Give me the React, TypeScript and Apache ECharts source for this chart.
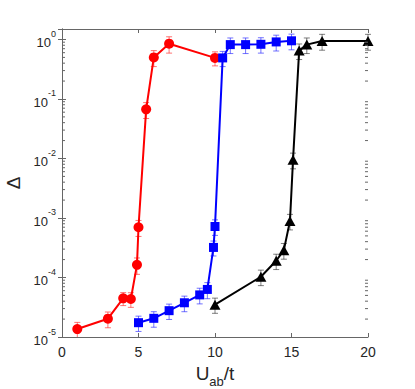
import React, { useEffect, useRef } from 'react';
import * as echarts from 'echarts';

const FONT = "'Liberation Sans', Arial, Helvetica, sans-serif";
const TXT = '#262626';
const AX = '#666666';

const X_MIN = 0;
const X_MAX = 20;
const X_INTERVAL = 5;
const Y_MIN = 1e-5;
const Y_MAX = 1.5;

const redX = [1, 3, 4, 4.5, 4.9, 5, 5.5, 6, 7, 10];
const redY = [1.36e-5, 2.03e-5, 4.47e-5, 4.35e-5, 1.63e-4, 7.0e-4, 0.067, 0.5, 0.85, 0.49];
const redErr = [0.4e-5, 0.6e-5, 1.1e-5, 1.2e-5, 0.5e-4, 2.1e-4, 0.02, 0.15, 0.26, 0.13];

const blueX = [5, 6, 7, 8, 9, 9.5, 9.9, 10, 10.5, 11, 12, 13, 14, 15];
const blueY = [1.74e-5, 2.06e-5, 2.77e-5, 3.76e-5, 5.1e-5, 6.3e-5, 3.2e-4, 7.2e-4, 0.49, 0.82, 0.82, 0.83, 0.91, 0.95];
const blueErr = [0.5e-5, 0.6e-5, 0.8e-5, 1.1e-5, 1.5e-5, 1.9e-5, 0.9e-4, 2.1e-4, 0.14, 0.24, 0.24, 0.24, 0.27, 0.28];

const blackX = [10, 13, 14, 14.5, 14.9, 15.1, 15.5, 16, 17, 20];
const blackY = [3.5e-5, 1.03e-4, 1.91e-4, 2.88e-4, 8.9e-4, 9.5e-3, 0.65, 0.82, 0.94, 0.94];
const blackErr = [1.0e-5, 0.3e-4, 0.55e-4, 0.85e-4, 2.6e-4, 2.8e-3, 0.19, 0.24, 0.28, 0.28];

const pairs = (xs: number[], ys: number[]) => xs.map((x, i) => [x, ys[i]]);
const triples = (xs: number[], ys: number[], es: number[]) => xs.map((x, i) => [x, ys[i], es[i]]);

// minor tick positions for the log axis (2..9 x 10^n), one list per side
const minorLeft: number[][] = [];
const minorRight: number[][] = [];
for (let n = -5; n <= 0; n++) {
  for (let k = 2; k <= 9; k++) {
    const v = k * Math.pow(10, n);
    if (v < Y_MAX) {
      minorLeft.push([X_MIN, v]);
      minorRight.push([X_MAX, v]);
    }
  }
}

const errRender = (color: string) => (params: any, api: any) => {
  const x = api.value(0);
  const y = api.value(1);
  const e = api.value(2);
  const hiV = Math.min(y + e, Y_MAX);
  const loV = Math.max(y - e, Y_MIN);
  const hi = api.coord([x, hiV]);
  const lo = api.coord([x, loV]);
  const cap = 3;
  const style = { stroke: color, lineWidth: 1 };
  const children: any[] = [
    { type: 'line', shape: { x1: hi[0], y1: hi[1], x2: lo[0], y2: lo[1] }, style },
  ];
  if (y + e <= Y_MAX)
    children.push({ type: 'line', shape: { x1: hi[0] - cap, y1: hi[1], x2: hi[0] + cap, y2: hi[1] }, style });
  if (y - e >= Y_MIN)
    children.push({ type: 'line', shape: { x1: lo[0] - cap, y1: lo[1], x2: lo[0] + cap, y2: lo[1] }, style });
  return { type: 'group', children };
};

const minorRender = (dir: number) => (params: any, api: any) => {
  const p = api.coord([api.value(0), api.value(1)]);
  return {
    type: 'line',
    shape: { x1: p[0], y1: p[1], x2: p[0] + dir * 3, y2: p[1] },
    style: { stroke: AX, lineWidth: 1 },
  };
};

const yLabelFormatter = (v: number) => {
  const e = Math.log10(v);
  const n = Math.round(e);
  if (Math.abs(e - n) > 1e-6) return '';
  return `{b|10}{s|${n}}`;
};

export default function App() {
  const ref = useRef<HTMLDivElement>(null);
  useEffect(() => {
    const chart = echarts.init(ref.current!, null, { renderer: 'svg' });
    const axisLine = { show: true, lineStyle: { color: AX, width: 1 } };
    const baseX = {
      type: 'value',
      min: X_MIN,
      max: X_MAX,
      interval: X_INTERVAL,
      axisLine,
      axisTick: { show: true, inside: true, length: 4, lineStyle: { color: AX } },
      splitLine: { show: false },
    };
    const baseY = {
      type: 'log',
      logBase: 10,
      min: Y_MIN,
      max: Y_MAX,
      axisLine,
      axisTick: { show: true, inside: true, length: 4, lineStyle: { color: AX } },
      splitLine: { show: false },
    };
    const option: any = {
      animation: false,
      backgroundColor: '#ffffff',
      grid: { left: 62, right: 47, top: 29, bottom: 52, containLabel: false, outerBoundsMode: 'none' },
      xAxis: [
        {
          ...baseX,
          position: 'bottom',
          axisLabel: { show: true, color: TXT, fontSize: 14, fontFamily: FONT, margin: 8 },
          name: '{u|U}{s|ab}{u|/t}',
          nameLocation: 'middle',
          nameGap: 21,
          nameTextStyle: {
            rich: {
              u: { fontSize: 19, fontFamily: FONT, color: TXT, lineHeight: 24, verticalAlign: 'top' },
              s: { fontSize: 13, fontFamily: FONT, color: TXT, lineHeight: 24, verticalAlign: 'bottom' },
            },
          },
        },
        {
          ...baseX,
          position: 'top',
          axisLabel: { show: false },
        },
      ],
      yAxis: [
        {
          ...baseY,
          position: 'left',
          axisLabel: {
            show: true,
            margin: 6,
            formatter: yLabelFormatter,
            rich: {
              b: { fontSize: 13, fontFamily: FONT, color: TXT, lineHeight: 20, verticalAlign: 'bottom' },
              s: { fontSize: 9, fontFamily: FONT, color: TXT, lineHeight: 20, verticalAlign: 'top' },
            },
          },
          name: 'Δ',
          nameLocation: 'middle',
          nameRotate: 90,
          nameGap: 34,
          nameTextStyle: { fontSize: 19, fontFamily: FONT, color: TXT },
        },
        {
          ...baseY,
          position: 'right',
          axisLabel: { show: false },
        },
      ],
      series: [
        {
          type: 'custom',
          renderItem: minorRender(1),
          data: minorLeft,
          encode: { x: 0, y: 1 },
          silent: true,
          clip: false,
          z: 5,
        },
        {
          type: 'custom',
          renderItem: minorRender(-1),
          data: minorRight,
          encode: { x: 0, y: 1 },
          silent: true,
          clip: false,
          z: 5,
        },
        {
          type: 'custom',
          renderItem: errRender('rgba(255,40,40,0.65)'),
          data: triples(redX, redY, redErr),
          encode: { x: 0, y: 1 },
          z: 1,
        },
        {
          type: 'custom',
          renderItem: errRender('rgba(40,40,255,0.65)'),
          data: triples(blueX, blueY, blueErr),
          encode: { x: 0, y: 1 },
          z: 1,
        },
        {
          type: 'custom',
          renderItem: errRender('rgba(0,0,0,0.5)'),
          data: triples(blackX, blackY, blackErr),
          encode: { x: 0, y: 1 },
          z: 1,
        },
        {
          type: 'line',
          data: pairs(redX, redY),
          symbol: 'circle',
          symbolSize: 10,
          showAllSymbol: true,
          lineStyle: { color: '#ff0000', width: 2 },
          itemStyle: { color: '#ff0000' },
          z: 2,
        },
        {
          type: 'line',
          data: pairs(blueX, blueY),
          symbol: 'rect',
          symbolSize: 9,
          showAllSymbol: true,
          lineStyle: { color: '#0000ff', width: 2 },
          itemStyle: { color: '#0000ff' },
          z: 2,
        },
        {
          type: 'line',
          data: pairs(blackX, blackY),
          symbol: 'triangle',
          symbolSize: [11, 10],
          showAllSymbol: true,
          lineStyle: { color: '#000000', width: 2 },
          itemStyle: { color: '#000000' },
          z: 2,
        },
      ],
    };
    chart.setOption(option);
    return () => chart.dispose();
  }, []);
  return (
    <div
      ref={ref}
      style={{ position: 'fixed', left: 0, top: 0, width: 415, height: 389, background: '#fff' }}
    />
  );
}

_ _ _ _

# [EXERCISE TASK]
Skip the pictures and restate exactly the lines from the beginning of the listing to the line with "const Y_MAX = 1.5;", that line included.

# [EXERCISE RESPONSE]
Give me the React, TypeScript and Apache ECharts source for this chart.
import React, { useEffect, useRef } from 'react';
import * as echarts from 'echarts';

const FONT = "'Liberation Sans', Arial, Helvetica, sans-serif";
const TXT = '#262626';
const AX = '#666666';

const X_MIN = 0;
const X_MAX = 20;
const X_INTERVAL = 5;
const Y_MIN = 1e-5;
const Y_MAX = 1.5;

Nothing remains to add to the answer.